:: What the task requires ::
Skip the pictures and repeat each line of the data exactly.

-- -- --

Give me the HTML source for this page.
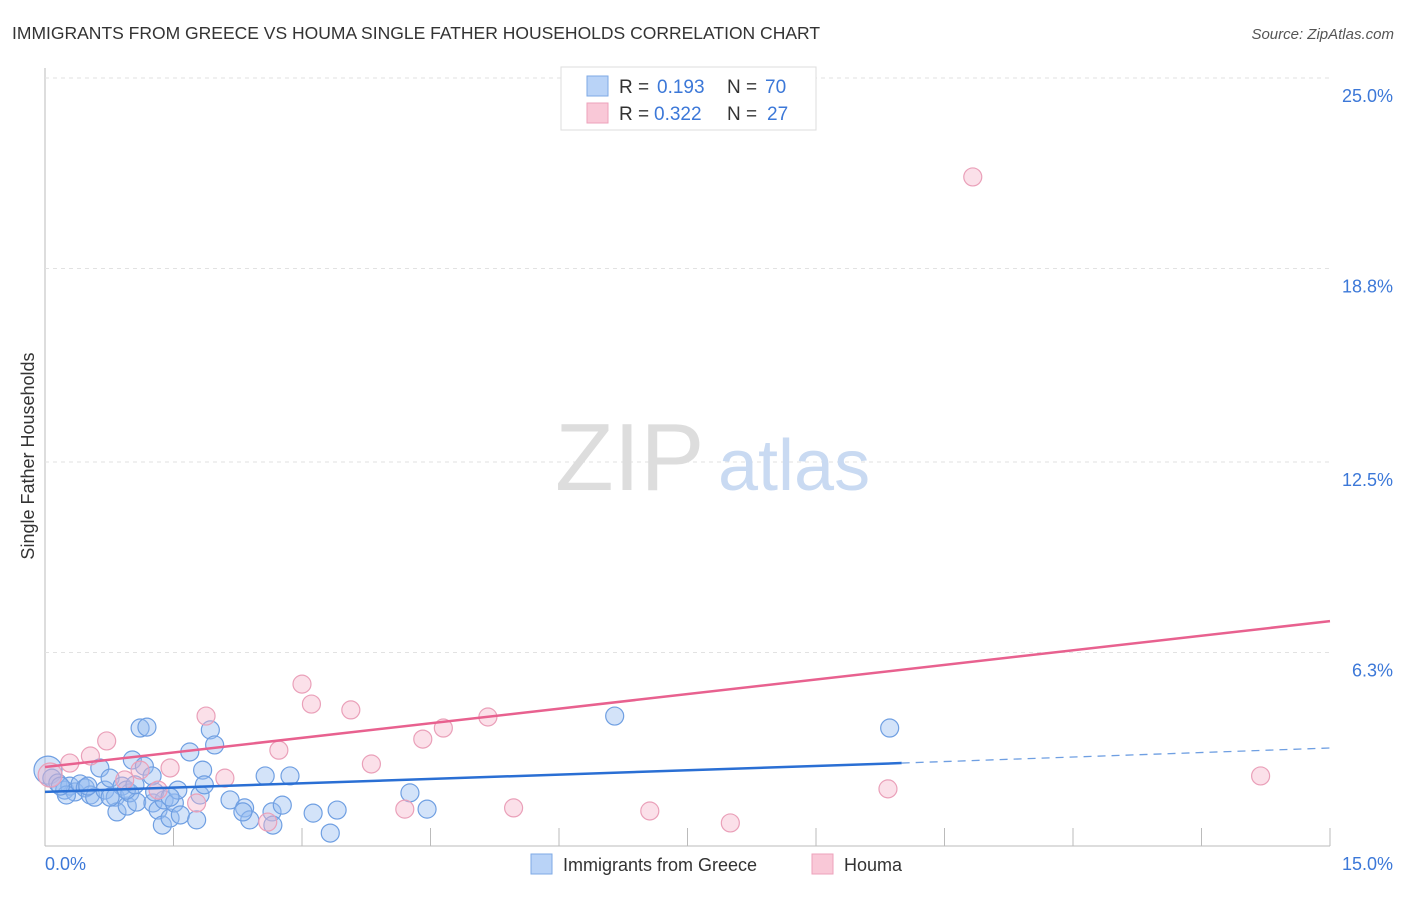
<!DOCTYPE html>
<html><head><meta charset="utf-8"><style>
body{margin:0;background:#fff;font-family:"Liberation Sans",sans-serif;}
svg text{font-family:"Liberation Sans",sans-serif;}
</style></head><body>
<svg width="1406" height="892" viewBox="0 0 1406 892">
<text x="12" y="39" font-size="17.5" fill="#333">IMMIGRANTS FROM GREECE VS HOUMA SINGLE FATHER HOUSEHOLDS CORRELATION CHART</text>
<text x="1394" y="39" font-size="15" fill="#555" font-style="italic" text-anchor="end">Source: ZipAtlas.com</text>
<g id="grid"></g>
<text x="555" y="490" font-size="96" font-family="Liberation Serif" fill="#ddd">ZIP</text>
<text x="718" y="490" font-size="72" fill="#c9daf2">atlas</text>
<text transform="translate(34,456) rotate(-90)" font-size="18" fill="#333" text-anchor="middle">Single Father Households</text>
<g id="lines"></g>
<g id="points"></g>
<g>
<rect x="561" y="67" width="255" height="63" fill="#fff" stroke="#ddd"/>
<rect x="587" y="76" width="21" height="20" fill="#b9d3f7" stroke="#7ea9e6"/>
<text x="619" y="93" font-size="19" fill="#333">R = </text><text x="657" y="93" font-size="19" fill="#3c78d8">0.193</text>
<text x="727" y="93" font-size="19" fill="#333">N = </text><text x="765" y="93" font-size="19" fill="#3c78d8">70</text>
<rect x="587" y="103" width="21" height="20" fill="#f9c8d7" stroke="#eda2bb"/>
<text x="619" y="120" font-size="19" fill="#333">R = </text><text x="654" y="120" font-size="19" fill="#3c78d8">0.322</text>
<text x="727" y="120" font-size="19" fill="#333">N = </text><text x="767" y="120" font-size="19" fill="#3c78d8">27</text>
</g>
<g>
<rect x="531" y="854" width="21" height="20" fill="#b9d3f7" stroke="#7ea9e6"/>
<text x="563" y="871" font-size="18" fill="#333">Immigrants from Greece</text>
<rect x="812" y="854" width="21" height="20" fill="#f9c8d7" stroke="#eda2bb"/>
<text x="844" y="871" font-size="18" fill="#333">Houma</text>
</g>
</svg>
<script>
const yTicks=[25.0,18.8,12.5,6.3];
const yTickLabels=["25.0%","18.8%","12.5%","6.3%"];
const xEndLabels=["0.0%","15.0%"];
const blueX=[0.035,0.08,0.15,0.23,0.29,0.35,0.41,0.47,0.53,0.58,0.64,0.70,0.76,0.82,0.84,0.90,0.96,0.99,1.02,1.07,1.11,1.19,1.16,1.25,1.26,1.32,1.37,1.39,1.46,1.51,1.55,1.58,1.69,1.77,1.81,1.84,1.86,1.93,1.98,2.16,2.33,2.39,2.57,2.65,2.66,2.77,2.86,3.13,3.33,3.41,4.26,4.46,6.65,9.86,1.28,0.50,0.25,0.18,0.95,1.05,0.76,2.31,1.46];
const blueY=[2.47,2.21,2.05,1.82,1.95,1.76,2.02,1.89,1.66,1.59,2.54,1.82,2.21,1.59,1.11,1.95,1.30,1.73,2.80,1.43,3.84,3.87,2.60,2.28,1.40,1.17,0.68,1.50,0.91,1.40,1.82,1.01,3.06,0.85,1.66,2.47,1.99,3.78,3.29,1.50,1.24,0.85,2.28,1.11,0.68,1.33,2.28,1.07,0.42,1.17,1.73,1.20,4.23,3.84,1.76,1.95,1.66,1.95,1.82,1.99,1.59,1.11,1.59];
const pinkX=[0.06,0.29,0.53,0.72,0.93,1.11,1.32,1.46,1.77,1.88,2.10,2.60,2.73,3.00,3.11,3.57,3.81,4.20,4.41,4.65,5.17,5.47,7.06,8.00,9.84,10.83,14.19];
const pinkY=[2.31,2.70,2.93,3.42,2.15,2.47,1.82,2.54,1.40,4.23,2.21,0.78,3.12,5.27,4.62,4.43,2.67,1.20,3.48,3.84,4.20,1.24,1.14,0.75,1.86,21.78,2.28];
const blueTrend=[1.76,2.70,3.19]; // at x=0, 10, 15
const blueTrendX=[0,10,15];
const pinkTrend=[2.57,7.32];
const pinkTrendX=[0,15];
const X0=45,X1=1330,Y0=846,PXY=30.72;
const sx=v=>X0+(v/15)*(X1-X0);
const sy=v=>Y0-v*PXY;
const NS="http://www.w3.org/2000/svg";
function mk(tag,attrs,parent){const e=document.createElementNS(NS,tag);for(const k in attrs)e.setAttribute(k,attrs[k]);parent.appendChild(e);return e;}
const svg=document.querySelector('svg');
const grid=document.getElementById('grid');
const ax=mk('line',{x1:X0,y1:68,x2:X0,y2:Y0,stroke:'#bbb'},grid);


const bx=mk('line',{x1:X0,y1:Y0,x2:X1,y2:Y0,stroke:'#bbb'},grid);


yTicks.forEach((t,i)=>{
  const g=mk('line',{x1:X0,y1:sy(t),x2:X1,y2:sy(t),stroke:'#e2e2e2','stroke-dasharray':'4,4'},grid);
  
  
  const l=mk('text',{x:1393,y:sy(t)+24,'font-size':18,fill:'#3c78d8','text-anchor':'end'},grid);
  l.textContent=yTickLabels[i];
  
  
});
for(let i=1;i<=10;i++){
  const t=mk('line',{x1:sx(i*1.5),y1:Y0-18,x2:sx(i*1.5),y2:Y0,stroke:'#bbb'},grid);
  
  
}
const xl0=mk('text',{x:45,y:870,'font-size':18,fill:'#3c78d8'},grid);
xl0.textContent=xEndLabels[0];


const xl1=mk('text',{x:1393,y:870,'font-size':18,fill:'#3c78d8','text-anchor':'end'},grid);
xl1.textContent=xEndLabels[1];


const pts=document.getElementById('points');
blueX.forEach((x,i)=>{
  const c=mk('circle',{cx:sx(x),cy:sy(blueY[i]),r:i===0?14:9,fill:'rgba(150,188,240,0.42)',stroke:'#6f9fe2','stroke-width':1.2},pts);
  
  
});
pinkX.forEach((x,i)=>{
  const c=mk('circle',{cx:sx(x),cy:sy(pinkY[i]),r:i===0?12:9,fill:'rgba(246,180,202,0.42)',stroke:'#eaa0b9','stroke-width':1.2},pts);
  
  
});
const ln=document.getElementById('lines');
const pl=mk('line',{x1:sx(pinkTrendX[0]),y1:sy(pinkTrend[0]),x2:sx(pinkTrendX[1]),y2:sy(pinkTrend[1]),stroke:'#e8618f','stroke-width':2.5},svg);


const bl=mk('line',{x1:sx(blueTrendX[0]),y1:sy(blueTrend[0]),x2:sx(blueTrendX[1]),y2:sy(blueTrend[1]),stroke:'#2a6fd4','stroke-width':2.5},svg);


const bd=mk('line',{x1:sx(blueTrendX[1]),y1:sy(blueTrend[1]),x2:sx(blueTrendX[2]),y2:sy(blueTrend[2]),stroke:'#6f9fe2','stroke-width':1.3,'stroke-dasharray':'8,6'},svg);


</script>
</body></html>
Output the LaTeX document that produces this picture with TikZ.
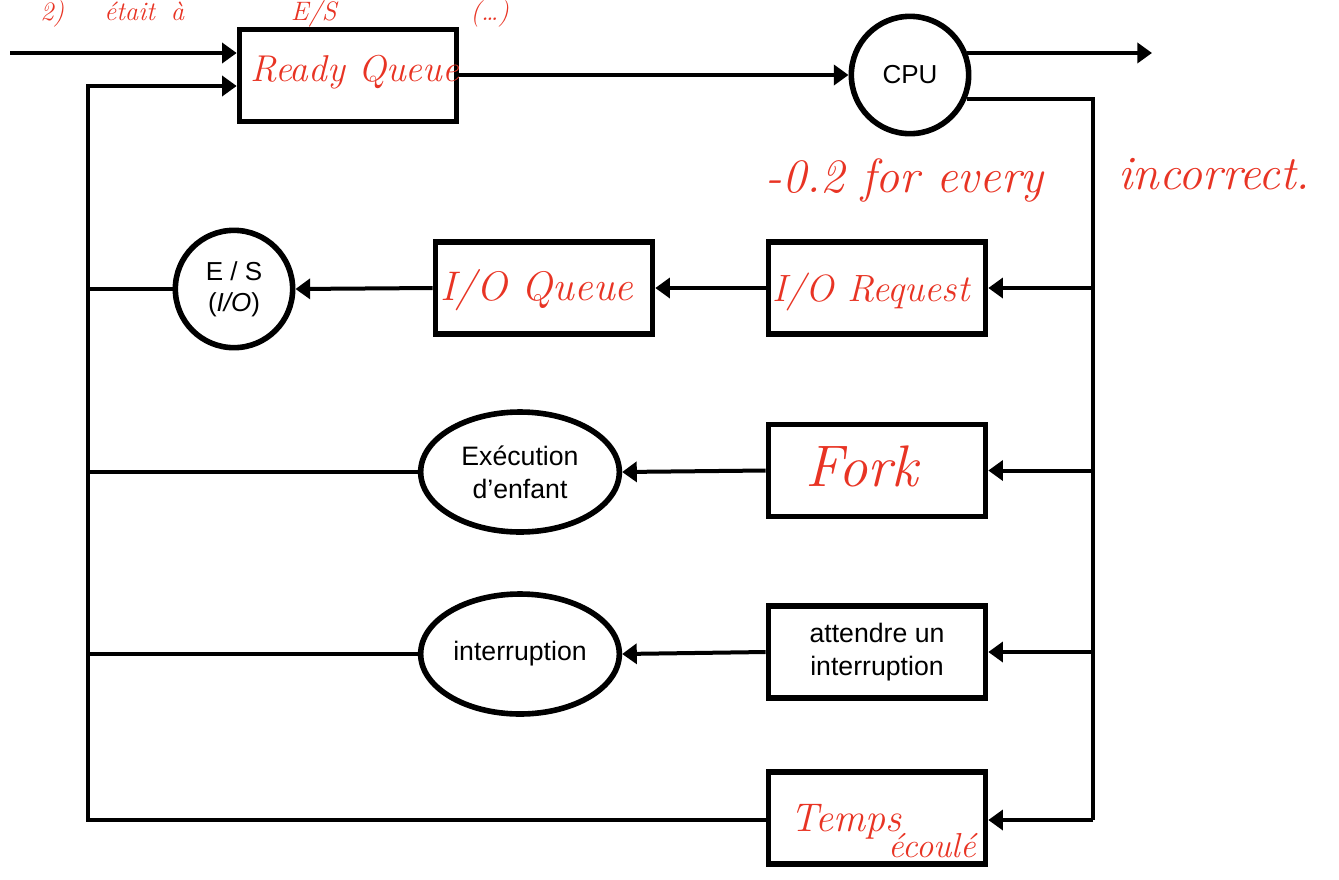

-- -- --

:: Reply ::
Give me the HTML source for this page.
<!DOCTYPE html>
<html><head><meta charset="utf-8"><style>
body{margin:0;background:#fff;font-family:"Liberation Sans",sans-serif;}
svg text{font-family:"Liberation Sans",sans-serif;}
</style></head><body>
<svg width="1406" height="892" viewBox="0 0 1406 892">
<text x="12" y="39" font-size="17.5" fill="#333">IMMIGRANTS FROM GREECE VS HOUMA SINGLE FATHER HOUSEHOLDS CORRELATION CHART</text>
<text x="1394" y="39" font-size="15" fill="#555" font-style="italic" text-anchor="end">Source: ZipAtlas.com</text>
<g id="grid"></g>
<text x="555" y="490" font-size="96" font-family="Liberation Serif" fill="#ddd">ZIP</text>
<text x="718" y="490" font-size="72" fill="#c9daf2">atlas</text>
<text transform="translate(34,456) rotate(-90)" font-size="18" fill="#333" text-anchor="middle">Single Father Households</text>
<g id="lines"></g>
<g id="points"></g>
<g>
<rect x="561" y="67" width="255" height="63" fill="#fff" stroke="#ddd"/>
<rect x="587" y="76" width="21" height="20" fill="#b9d3f7" stroke="#7ea9e6"/>
<text x="619" y="93" font-size="19" fill="#333">R = </text><text x="657" y="93" font-size="19" fill="#3c78d8">0.193</text>
<text x="727" y="93" font-size="19" fill="#333">N = </text><text x="765" y="93" font-size="19" fill="#3c78d8">70</text>
<rect x="587" y="103" width="21" height="20" fill="#f9c8d7" stroke="#eda2bb"/>
<text x="619" y="120" font-size="19" fill="#333">R = </text><text x="654" y="120" font-size="19" fill="#3c78d8">0.322</text>
<text x="727" y="120" font-size="19" fill="#333">N = </text><text x="767" y="120" font-size="19" fill="#3c78d8">27</text>
</g>
<g>
<rect x="531" y="854" width="21" height="20" fill="#b9d3f7" stroke="#7ea9e6"/>
<text x="563" y="871" font-size="18" fill="#333">Immigrants from Greece</text>
<rect x="812" y="854" width="21" height="20" fill="#f9c8d7" stroke="#eda2bb"/>
<text x="844" y="871" font-size="18" fill="#333">Houma</text>
</g>
</svg>
<script>
const yTicks=[25.0,18.8,12.5,6.3];
const yTickLabels=["25.0%","18.8%","12.5%","6.3%"];
const xEndLabels=["0.0%","15.0%"];
const blueX=[0.035,0.08,0.15,0.23,0.29,0.35,0.41,0.47,0.53,0.58,0.64,0.70,0.76,0.82,0.84,0.90,0.96,0.99,1.02,1.07,1.11,1.19,1.16,1.25,1.26,1.32,1.37,1.39,1.46,1.51,1.55,1.58,1.69,1.77,1.81,1.84,1.86,1.93,1.98,2.16,2.33,2.39,2.57,2.65,2.66,2.77,2.86,3.13,3.33,3.41,4.26,4.46,6.65,9.86,1.28,0.50,0.25,0.18,0.95,1.05,0.76,2.31,1.46];
const blueY=[2.47,2.21,2.05,1.82,1.95,1.76,2.02,1.89,1.66,1.59,2.54,1.82,2.21,1.59,1.11,1.95,1.30,1.73,2.80,1.43,3.84,3.87,2.60,2.28,1.40,1.17,0.68,1.50,0.91,1.40,1.82,1.01,3.06,0.85,1.66,2.47,1.99,3.78,3.29,1.50,1.24,0.85,2.28,1.11,0.68,1.33,2.28,1.07,0.42,1.17,1.73,1.20,4.23,3.84,1.76,1.95,1.66,1.95,1.82,1.99,1.59,1.11,1.59];
const pinkX=[0.06,0.29,0.53,0.72,0.93,1.11,1.32,1.46,1.77,1.88,2.10,2.60,2.73,3.00,3.11,3.57,3.81,4.20,4.41,4.65,5.17,5.47,7.06,8.00,9.84,10.83,14.19];
const pinkY=[2.31,2.70,2.93,3.42,2.15,2.47,1.82,2.54,1.40,4.23,2.21,0.78,3.12,5.27,4.62,4.43,2.67,1.20,3.48,3.84,4.20,1.24,1.14,0.75,1.86,21.78,2.28];
const blueTrend=[1.76,2.70,3.19]; // at x=0, 10, 15
const blueTrendX=[0,10,15];
const pinkTrend=[2.57,7.32];
const pinkTrendX=[0,15];
const X0=45,X1=1330,Y0=846,PXY=30.72;
const sx=v=>X0+(v/15)*(X1-X0);
const sy=v=>Y0-v*PXY;
const NS="http://www.w3.org/2000/svg";
function mk(tag,attrs,parent){const e=document.createElementNS(NS,tag);for(const k in attrs)e.setAttribute(k,attrs[k]);parent.appendChild(e);return e;}
const svg=document.querySelector('svg');
const grid=document.getElementById('grid');
const ax=mk('line',{x1:X0,y1:68,x2:X0,y2:Y0,stroke:'#bbb'},grid);


const bx=mk('line',{x1:X0,y1:Y0,x2:X1,y2:Y0,stroke:'#bbb'},grid);


yTicks.forEach((t,i)=>{
  const g=mk('line',{x1:X0,y1:sy(t),x2:X1,y2:sy(t),stroke:'#e2e2e2','stroke-dasharray':'4,4'},grid);
  
  
  const l=mk('text',{x:1393,y:sy(t)+24,'font-size':18,fill:'#3c78d8','text-anchor':'end'},grid);
  l.textContent=yTickLabels[i];
  
  
});
for(let i=1;i<=10;i++){
  const t=mk('line',{x1:sx(i*1.5),y1:Y0-18,x2:sx(i*1.5),y2:Y0,stroke:'#bbb'},grid);
  
  
}
const xl0=mk('text',{x:45,y:870,'font-size':18,fill:'#3c78d8'},grid);
xl0.textContent=xEndLabels[0];


const xl1=mk('text',{x:1393,y:870,'font-size':18,fill:'#3c78d8','text-anchor':'end'},grid);
xl1.textContent=xEndLabels[1];


const pts=document.getElementById('points');
blueX.forEach((x,i)=>{
  const c=mk('circle',{cx:sx(x),cy:sy(blueY[i]),r:i===0?14:9,fill:'rgba(150,188,240,0.42)',stroke:'#6f9fe2','stroke-width':1.2},pts);
  
  
});
pinkX.forEach((x,i)=>{
  const c=mk('circle',{cx:sx(x),cy:sy(pinkY[i]),r:i===0?12:9,fill:'rgba(246,180,202,0.42)',stroke:'#eaa0b9','stroke-width':1.2},pts);
  
  
});
const ln=document.getElementById('lines');
const pl=mk('line',{x1:sx(pinkTrendX[0]),y1:sy(pinkTrend[0]),x2:sx(pinkTrendX[1]),y2:sy(pinkTrend[1]),stroke:'#e8618f','stroke-width':2.5},svg);


const bl=mk('line',{x1:sx(blueTrendX[0]),y1:sy(blueTrend[0]),x2:sx(blueTrendX[1]),y2:sy(blueTrend[1]),stroke:'#2a6fd4','stroke-width':2.5},svg);


const bd=mk('line',{x1:sx(blueTrendX[1]),y1:sy(blueTrend[1]),x2:sx(blueTrendX[2]),y2:sy(blueTrend[2]),stroke:'#6f9fe2','stroke-width':1.3,'stroke-dasharray':'8,6'},svg);


</script>
</body></html>
Output the LaTeX document that produces this picture with TikZ.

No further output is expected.